Murder She Didn’t Write – The Improvised Murder Mystery

Degrees of Error & Something For The Weekend

Genre: Comedy, Improvised Theatre

Venue: Pleasance Courtyard

Festival:


Low Down

Slick, professional and full of mystery and daring-do.  A must for any improv fan.

 

Review

To the packed Pleasance Courtyard to witness the creation of a unique murder mystery, compiled to a material extent by audience choice and delivered with Edwardian panache in true commedia dell’arte style by Degrees of Error Theatre, the resident company behind the Bristol Improv Theatre.
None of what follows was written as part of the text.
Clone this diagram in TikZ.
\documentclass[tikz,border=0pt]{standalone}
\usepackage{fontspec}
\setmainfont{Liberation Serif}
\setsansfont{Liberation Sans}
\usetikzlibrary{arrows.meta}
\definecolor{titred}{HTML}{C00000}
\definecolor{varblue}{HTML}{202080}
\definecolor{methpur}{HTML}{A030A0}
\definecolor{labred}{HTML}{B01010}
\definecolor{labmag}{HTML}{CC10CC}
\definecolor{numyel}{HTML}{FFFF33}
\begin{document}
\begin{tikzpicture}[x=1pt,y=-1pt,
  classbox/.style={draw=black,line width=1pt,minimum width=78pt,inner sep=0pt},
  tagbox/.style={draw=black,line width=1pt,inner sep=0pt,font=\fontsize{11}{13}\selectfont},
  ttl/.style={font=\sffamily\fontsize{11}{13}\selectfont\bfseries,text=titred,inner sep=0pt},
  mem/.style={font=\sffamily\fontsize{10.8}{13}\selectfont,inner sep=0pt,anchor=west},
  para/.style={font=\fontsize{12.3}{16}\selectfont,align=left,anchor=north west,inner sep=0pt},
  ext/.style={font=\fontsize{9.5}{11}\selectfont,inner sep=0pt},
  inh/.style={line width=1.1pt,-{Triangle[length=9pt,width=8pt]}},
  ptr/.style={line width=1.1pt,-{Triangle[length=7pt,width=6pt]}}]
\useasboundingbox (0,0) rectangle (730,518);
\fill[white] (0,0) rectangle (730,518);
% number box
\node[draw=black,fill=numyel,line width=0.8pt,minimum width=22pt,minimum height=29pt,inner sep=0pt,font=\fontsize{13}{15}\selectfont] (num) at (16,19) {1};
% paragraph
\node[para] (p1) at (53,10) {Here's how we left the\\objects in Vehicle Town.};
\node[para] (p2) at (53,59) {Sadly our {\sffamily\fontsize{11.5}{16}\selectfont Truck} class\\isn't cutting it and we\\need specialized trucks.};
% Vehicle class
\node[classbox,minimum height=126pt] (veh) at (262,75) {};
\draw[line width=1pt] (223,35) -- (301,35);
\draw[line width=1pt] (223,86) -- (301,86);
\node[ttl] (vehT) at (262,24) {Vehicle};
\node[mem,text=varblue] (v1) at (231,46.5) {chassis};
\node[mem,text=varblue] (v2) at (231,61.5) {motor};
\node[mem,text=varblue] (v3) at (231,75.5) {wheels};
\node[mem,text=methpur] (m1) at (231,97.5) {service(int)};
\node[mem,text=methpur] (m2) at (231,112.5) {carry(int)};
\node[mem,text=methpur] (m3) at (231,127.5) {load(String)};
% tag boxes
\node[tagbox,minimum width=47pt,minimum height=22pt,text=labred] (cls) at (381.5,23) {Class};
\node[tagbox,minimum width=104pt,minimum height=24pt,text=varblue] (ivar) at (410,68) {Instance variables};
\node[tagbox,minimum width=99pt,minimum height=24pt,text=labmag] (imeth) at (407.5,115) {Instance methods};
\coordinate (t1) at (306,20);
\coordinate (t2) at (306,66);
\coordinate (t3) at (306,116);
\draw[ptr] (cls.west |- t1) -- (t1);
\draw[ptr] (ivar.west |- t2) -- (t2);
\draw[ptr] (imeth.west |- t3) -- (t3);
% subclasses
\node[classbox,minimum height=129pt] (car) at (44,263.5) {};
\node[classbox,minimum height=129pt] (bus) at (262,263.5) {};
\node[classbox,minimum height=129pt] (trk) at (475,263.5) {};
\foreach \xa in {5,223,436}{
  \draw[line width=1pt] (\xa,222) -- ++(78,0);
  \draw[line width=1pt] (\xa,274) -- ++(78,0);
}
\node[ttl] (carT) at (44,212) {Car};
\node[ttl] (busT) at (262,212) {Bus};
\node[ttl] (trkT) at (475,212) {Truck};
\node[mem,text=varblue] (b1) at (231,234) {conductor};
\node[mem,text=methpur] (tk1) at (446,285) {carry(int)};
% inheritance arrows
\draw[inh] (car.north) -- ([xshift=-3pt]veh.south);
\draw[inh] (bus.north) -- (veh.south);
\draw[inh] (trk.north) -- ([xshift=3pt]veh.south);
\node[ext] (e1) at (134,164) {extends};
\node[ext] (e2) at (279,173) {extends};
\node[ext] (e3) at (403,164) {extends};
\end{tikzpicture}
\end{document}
They’ve been bringing this long-form improv show to the Fringe for five years now but there was a freshness to the story that unfolded that suggests this is a group of actors who know what they’re doing, know what their colleagues are likely to be thinking and who are prepared to go with the flow on stage.
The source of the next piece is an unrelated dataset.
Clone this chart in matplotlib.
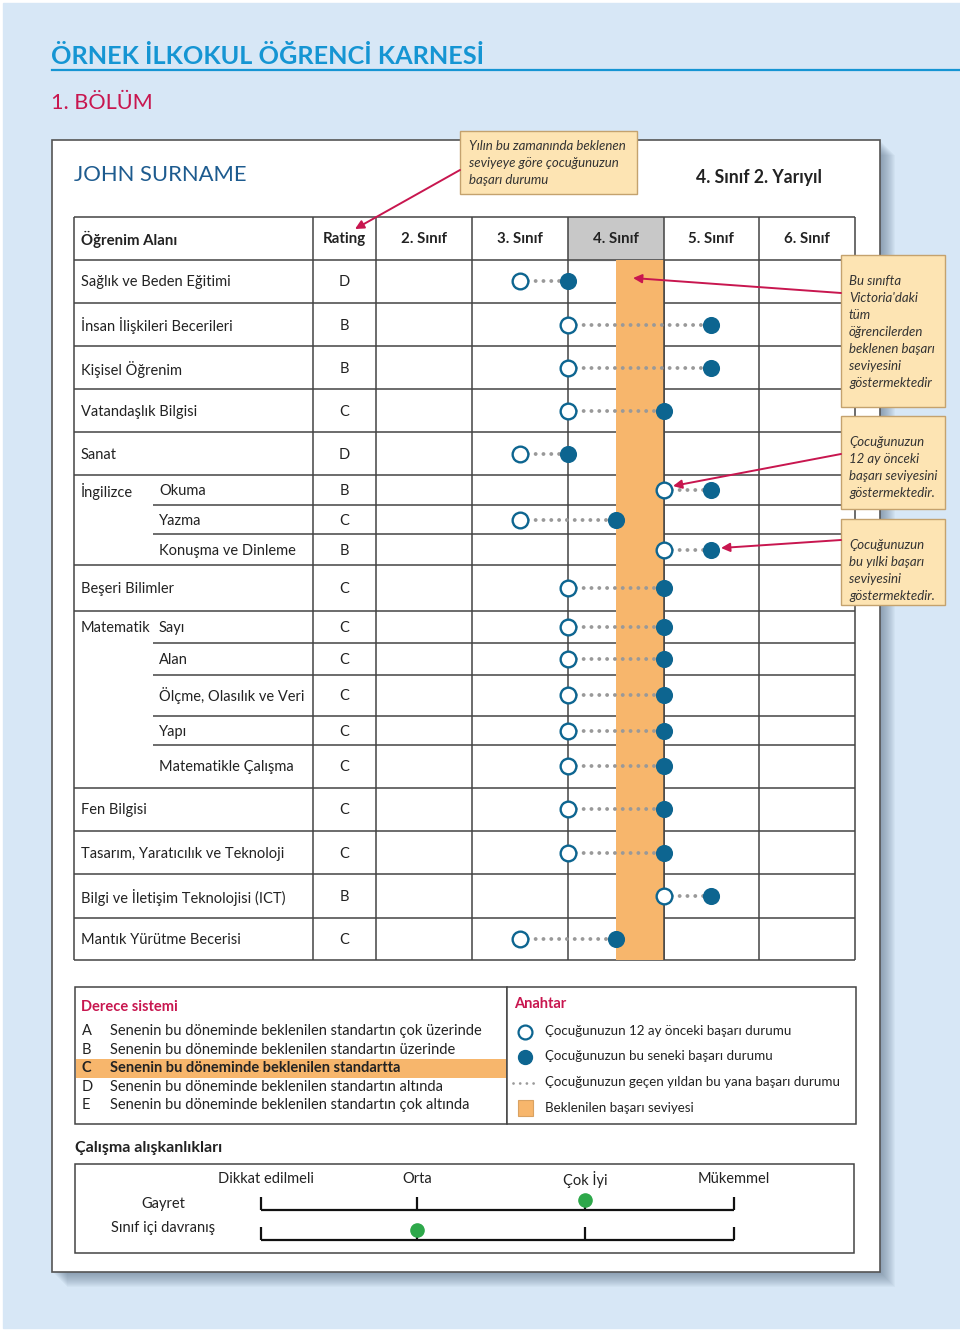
import matplotlib
matplotlib.use("Agg")
import matplotlib.pyplot as plt
from matplotlib.patches import Rectangle

plt.rcParams['font.family'] = ['Lato', 'DejaVu Sans']

# ---------------- data ----------------
areas = ["Sağlık ve Beden Eğitimi", "İnsan İlişkileri Becerileri", "Kişisel Öğrenim",
         "Vatandaşlık Bilgisi", "Sanat", "İngilizce", "", "", "Beşeri Bilimler",
         "Matematik", "", "", "", "", "Fen Bilgisi",
         "Tasarım, Yaratıcılık ve Teknoloji", "Bilgi ve İletişim Teknolojisi (ICT)",
         "Mantık Yürütme Becerisi"]
subareas = ["", "", "", "", "", "Okuma", "Yazma", "Konuşma ve Dinleme", "",
            "Sayı", "Alan", "Ölçme, Olasılık ve Veri", "Yapı", "Matematikle Çalışma",
            "", "", "", ""]
ratings = ["D", "B", "B", "C", "D", "B", "C", "B", "C",
           "C", "C", "C", "C", "C", "C", "C", "B", "C"]
# achievement level in grade units (12 months ago / this year)
prev_level = [3.5, 4.0, 4.0, 4.0, 3.5, 5.0, 3.5, 5.0, 4.0,
              4.0, 4.0, 4.0, 4.0, 4.0, 4.0, 4.0, 5.0, 3.5]
curr_level = [4.0, 5.5, 5.5, 5.0, 4.0, 5.5, 4.5, 5.5, 5.0,
              5.0, 5.0, 5.0, 5.0, 5.0, 5.0, 5.0, 5.5, 4.5]
grade_cols = ["2. Sınıf", "3. Sınıf", "4. Sınıf", "5. Sınıf", "6. Sınıf"]
grade_start = [2, 3, 4, 5, 6]
current_grade = 4
expected = (4.5, 5.0)

rating_keys = ["A", "B", "C", "D", "E"]
rating_desc = ["Senenin bu döneminde beklenilen standartın çok üzerinde",
               "Senenin bu döneminde beklenilen standartın üzerinde",
               "Senenin bu döneminde beklenilen standartta",
               "Senenin bu döneminde beklenilen standartın altında",
               "Senenin bu döneminde beklenilen standartın çok altında"]
key_labels = ["Çocuğunuzun 12 ay önceki başarı durumu",
              "Çocuğunuzun bu seneki başarı durumu",
              "Çocuğunuzun geçen yıldan bu yana başarı durumu",
              "Beklenilen başarı seviyesi"]

habit_rows = ["Gayret", "Sınıf içi davranış"]
habit_scale = ["Dikkat edilmeli", "Orta", "Çok İyi", "Mükemmel"]
habit_value = ["Çok İyi", "Orta"]

# ---------------- layout ----------------
row_y = [281, 325, 368, 411, 454, 490, 520, 550, 588,
         627, 659, 695, 731, 766, 809, 853, 896, 939]
full_lines = [217, 260, 303, 346, 389, 432, 475, 565, 611, 788, 831, 874, 918, 960]
sub_lines = [505, 534, 643, 675, 716, 745]
scale_x = [261, 417, 585, 734]
habit_y = [1210, 1240]
habit_label_y = [1204, 1228]

BG = '#D7E7F6'
TITLE = '#1595D3'
CRIMSON = '#C8164F'
NAVY = '#1D5B8F'
DOT = '#0D6590'
BAND = '#F7B66C'
NOTE = '#FDE4B3'
NOTE_EDGE = '#C4A26E'
GRID = '#444444'
TXT = '#222222'

fig = plt.figure(figsize=(9.6, 13.3), dpi=100, facecolor='white')
ax = fig.add_axes([0, 0, 1, 1])
ax.set_xlim(0, 960)
ax.set_ylim(1330, 0)
ax.axis('off')

# second axes in grade units for the level marks
px_per_grade = 95.75
ax2 = fig.add_axes([0, 0, 1, 1], zorder=2)
ax2.set_xlim(3 - 472 / px_per_grade, 3 + (960 - 472) / px_per_grade)
ax2.set_ylim(1330, 0)
ax2.axis('off')
ax2.patch.set_alpha(0)

# overlay for callouts
ax3 = fig.add_axes([0, 0, 1, 1], zorder=3)
ax3.set_xlim(0, 960)
ax3.set_ylim(1330, 0)
ax3.axis('off')
ax3.patch.set_alpha(0)

ax.add_patch(Rectangle((3, 3), 957, 1325, color=BG, zorder=0))

# title
ax.text(51, 56, "ÖRNEK İLKOKUL ÖĞRENCİ KARNESİ", fontsize=18.2, fontweight='bold',
        color=TITLE, va='center')
ax.plot([52, 960], [70, 70], color=TITLE, lw=1.6)
ax.text(51, 103, "1. BÖLÜM", fontsize=15.6, color=CRIMSON, va='center')

# paper card with soft shadow
for d in range(1, 16):
    ax.add_patch(Rectangle((52 + d, 140 + d), 828, 1132, color='#4a5f78',
                           alpha=0.045, lw=0, zorder=1))
ax.add_patch(Rectangle((52, 140), 828, 1132, facecolor='white', edgecolor='#555555',
                       lw=1.2, zorder=2))

ax.text(74, 175, "JOHN SURNAME", fontsize=15.8, color=NAVY, va='center', zorder=5)
ax.text(759, 177, "4. Sınıf 2. Yarıyıl", fontsize=12.7, fontweight='bold', color=TXT,
        va='center', ha='center', zorder=5)

# note box top
ax3.add_patch(Rectangle((460, 131), 177, 63, facecolor=NOTE, edgecolor=NOTE_EDGE, lw=1))
for i, s in enumerate(["Yılın bu zamanında beklenen", "seviyeye göre çocuğunuzun",
                       "başarı durumu"]):
    ax3.text(469, 146 + 17 * i, s, fontsize=9.5, style='italic', color='#333333',
             va='center')
ax3.annotate('', xy=(355, 229), xytext=(460, 170),
             arrowprops=dict(arrowstyle='-|>', color=CRIMSON, lw=1.4, mutation_scale=13,
                             shrinkA=0, shrinkB=0))

# table
ax.add_patch(Rectangle((568, 217), 95, 43, color='#C8C8C8', zorder=3))
ax.hlines(full_lines, 74, 855, color=GRID, lw=1.1, zorder=4)
ax.hlines(sub_lines, 153, 855, color=GRID, lw=1.1, zorder=4)
ax.vlines([74, 313], 217, 960, color=GRID, lw=1.1, zorder=4)
ax2.vlines(grade_start + [grade_start[-1] + 1], 217, 960, color=GRID, lw=1.1, zorder=1)

ax.text(81, 239, "Öğrenim Alanı", fontsize=10.8, fontweight='bold', color=TXT,
        va='center', zorder=5)
ax.text(344, 239, "Rating", fontsize=10.8, fontweight='bold', color=TXT,
        va='center', ha='center', zorder=5)
for g, lab in zip(grade_start, grade_cols):
    ax2.text(g + 0.5, 239, lab, fontsize=10.8, fontweight='bold', color=TXT,
             va='center', ha='center')

for y, a, s, r in zip(row_y, areas, subareas, ratings):
    ty = y + 1
    if a:
        ax.text(81, ty, a, fontsize=10.5, color=TXT, va='center', zorder=5)
    if s:
        ax.text(159, ty, s, fontsize=10.5, color=TXT, va='center', zorder=5)
    ax.text(344, ty, r, fontsize=10.5, color=TXT, va='center', ha='center', zorder=5)

# expected level band
ax2.add_patch(Rectangle((expected[0], 260), expected[1] - expected[0], 700,
                        color=BAND, lw=0, zorder=2))
ax2.vlines([expected[1]], 260, 960, color=GRID, lw=1.1, zorder=2.5)

for y, p, c in zip(row_y, prev_level, curr_level):
    ax2.plot([p, c], [y, y], color='#999999', lw=2.8, linestyle=(0, (0.01, 2.0)),
             dash_capstyle='round', zorder=3)
ax2.plot(prev_level, row_y, 'o', ms=11.3, mfc='white', mec=DOT, mew=1.7, ls='none', zorder=4)
ax2.plot(curr_level, row_y, 'o', ms=11.3, mfc=DOT, mec=DOT, mew=1.0, ls='none', zorder=4)

# side notes
notes = [(255, 152, ["Bu sınıfta", "Victoria'daki", "tüm", "öğrencilerden",
                     "beklenen başarı", "seviyesini", "göstermektedir"],
          (841, 293), (633, 278)),
         (416, 93, ["Çocuğunuzun", "12 ay önceki", "başarı seviyesini",
                    "göstermektedir."], (841, 454), (673, 486)),
         (519, 86, ["Çocuğunuzun", "bu yılki başarı", "seviyesini",
                    "göstermektedir."], (841, 540), (721, 548))]
for top, h, lines, start, end in notes:
    ax3.add_patch(Rectangle((841, top), 104, h, facecolor=NOTE, edgecolor=NOTE_EDGE, lw=1))
    for i, s in enumerate(lines):
        ax3.text(849, top + 26 + 17 * i, s, fontsize=9.5, style='italic', color='#333333',
                 va='center')
    ax3.annotate('', xy=end, xytext=start,
                 arrowprops=dict(arrowstyle='-|>', color=CRIMSON, lw=1.4, mutation_scale=13,
                                 shrinkA=0, shrinkB=0))

# rating legend
ax.add_patch(Rectangle((75, 987), 432, 137, facecolor='white', edgecolor=GRID, lw=1.1, zorder=3))
ax.add_patch(Rectangle((507, 987), 349, 137, facecolor='white', edgecolor=GRID, lw=1.1, zorder=3))
ax.text(81, 1007, "Derece sistemi", fontsize=10.5, fontweight='bold', color=CRIMSON,
        va='center', zorder=5)
for i, (k, d) in enumerate(zip(rating_keys, rating_desc)):
    y = 1031 + 18.6 * i
    bold = 'bold' if k == "C" else 'normal'
    if k == "C":
        ax.add_patch(Rectangle((76, y - 9.5), 430, 19, color=BAND, lw=0, zorder=4))
    ax.text(82, y, k, fontsize=10.5, fontweight=bold, color=TXT, va='center', zorder=5)
    ax.text(110, y, d, fontsize=10.5, fontweight=bold, color=TXT, va='center', zorder=5)

ax.text(514, 1004, "Anahtar", fontsize=10.5, fontweight='bold', color=CRIMSON,
        va='center', zorder=5)
key_y = [1031, 1056, 1082, 1108]
ax.plot([525], [key_y[0] + 1], 'o', ms=10, mfc='white', mec=DOT, mew=1.6, zorder=5)
ax.plot([525], [key_y[1] + 1], 'o', ms=10, mfc=DOT, mec=DOT, zorder=5)
ax.plot([513, 539], [key_y[2] + 1, key_y[2] + 1], color='#9A9A9A', lw=2.0,
        linestyle=(0, (0.01, 2.4)), dash_capstyle='round', zorder=5)
ax.add_patch(Rectangle((518, key_y[3] - 8), 15, 16, facecolor=BAND, edgecolor='#D9A262',
                       lw=0.8, zorder=5))
for y, s in zip(key_y, key_labels):
    ax.text(545, y, s, fontsize=9.6, color=TXT, va='center', zorder=5)

# work habits
ax.text(75, 1148, "Çalışma alışkanlıkları", fontsize=11.5, fontweight='bold', color=TXT,
        va='center', zorder=5)
ax.add_patch(Rectangle((75, 1164), 779, 89, facecolor='white', edgecolor=GRID, lw=1.1, zorder=3))
for x, s in zip(scale_x, habit_scale):
    ax.text(x + 5 if s == "Dikkat edilmeli" else x, 1179, s, fontsize=10.5, color=TXT,
            va='center', ha='center', zorder=5)
for name, val, y, ly in zip(habit_rows, habit_value, habit_y, habit_label_y):
    ax.text(163, ly, name, fontsize=10.5, color=TXT, va='center', ha='center', zorder=5)
    ax.plot([scale_x[0], scale_x[-1]], [y, y], color='#111111', lw=1.6,
            solid_capstyle='butt', zorder=5)
    ax.vlines(scale_x, y - 13, y, color='#111111', lw=1.6, zorder=5)
    xv = scale_x[habit_scale.index(val)]
    ax.plot([xv], [y - 10], 'o', ms=9.5, color='#2DA84A', zorder=6)

fig.savefig("out.png", dpi=100, facecolor=fig.get_facecolor())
Whilst the plot was entirely unformed at the start of this hilarious hour, the characters were to a degree formed by their costuming and physicality.  So, lets meet the dashing Inspector, complete with notebook, bow tie and Macintosh who answered to the name Scott Lanyard.
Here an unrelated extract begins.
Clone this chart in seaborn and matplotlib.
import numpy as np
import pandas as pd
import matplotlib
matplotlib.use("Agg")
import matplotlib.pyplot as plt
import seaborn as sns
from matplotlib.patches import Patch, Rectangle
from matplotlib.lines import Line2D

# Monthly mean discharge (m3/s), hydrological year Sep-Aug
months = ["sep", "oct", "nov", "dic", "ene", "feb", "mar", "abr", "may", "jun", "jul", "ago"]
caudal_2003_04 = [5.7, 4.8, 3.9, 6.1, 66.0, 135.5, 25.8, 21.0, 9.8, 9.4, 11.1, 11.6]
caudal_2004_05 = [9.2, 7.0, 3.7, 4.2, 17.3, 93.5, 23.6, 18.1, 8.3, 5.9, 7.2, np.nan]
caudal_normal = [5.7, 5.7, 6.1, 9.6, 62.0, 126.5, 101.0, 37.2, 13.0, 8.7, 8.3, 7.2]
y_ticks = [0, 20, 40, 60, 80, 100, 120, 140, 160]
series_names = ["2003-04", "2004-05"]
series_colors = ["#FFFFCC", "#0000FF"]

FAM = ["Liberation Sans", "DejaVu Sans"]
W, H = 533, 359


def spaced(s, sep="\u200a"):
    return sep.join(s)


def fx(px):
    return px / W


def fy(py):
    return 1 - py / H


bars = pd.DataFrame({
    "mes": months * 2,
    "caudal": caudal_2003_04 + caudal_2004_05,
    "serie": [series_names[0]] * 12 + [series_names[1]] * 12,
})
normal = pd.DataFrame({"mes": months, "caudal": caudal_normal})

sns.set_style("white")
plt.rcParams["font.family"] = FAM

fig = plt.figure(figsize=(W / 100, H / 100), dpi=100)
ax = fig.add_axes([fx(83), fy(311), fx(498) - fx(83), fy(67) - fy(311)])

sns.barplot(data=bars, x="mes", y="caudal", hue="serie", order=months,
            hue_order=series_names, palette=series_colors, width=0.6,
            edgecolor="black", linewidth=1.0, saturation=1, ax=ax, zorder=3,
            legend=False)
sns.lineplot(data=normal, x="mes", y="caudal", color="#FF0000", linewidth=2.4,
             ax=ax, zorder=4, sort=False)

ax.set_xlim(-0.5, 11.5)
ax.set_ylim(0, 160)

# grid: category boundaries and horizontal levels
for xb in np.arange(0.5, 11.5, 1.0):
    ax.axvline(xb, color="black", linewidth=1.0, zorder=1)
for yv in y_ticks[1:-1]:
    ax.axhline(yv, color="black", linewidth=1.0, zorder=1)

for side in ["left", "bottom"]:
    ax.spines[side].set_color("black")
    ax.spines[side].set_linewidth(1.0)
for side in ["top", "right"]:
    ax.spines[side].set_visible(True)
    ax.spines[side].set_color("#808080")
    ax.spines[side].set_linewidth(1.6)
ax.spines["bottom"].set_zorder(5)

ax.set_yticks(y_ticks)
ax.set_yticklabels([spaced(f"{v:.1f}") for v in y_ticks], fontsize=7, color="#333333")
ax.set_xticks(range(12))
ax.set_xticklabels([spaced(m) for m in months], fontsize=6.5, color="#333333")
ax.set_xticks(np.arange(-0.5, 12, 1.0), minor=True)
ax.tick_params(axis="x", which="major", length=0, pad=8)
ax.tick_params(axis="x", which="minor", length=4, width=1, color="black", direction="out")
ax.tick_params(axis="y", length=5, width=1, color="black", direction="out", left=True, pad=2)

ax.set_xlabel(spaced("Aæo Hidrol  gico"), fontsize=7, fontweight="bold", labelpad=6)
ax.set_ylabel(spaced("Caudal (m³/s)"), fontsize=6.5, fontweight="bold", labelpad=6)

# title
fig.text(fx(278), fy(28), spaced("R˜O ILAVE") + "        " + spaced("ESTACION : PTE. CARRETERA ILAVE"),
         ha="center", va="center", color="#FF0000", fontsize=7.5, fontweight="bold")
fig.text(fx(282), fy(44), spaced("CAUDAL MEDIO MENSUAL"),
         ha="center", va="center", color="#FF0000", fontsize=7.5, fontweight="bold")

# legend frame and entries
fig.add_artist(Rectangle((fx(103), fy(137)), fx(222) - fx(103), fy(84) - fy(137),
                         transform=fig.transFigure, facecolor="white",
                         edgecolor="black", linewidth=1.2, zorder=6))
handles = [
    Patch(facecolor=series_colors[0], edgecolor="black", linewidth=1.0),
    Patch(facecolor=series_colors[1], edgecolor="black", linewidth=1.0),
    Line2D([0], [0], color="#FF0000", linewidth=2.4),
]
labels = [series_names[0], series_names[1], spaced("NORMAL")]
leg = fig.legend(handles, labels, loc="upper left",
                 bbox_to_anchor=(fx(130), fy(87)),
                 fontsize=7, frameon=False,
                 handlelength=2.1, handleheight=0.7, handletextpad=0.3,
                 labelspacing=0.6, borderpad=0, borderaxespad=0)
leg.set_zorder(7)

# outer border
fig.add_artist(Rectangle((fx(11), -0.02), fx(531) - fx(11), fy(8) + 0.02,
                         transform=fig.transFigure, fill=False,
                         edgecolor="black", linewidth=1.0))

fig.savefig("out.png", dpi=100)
Come on, come on, get with it.  Repeat his name out loud a few times and you will see just what type of humour this talented group set before us in the ensuing mayhem.  And our inspector had all the usual suspects to deal with; the grande dame, the frustrated spinster, the gushing heroine, the lecherous bounder and the upper class idiot.

The audience set the broad elements of this particular plot, using a group, an object and an adjective that described the object and away we went.  Cue a lot of very clever physical theatre and dialogue, the latter laced with innuendo, double entendre and truly groan-generating puns.  Scene changes operated by means of some telepathic exchange between cast members and if there was any back stage plot setting and development, then it was done at lightning speed as the action hardly stopped long enough for anyone to draw breath.  And all the while, improvised piano chords from stage right accentuated the mood and action unfolding before us.

But all stories, even improvised ones, benefit from having a beginning, middle and end and this was provided with some skill by our Inspector, on stage throughout and furiously making notes as he watched the chaos around him.  His halftime summary served the double purpose of letting the audience know where we’d got to, got them choose a victim and a murderer from the cast and then reminded the actors what sort of a tangled ball of wool they’d created and that they’d not a lot of time left to commit said murder, so he could play the role of clever dick and solve the case.

And when it finally arrived, amidst a flurry of melodrama, this particular denouement was cleverly derived and executed with great use of “flashback” dialogue, putting the actors involved firmly on the spot and testing their improv skills to the limit.

Slick, professional, tight, physical and very, very funny.  This lot are the real deal when it comes to improv.  Very highly recommended for anyone with a sense of fun.